One reason for that, he said, is the warmer temperatures and longer season to the south. “The cooler regions are of greater concern,” he said.

The major culprit in the mealybug gang when it comes to spread of leafroll disease, is the vine mealybug because of its many generations, Daane said. “It’s a numbers game,” he said.

Daane said crawlers can acquire the virus that produces leafroll within an hour, and they can be spread by wind, by getting on wings of birds or clothes of workers.

Different strains of the mealybug can cause different levels of damage.

Insecticides that can control the pest include Movento, Clutch, Applaud and Assail.

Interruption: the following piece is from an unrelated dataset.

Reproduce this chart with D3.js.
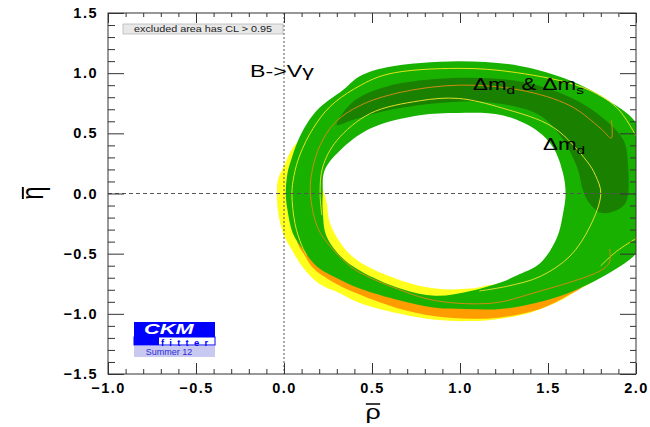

Participants in the roadshow also heard discussions of threats posed by nitrates to the region’s drinking water, talk of how viticulture research is funded and a discussion of weed management in organic vineyards.

Thomas Harter, Cooperative Extension specialist for groundwater hydrology, had some good news: Vineyards are among crops with the lowest nitrogen inputs.

Jean-Mari Peltier, president of the National Grape and Wine Institute, said the Specialty Crop Research Initiative, a major source of funding for the grape industry, could expire after 2012 without congressional action.

Anil Shrestha, associate professor in weed science with Fresno State University, said mechanical devices — the French plow or Bezzerides — are best for weed control. But he recommended using varying approaches of control to avoid “a change in species, a shift from broadleaf to grasses.”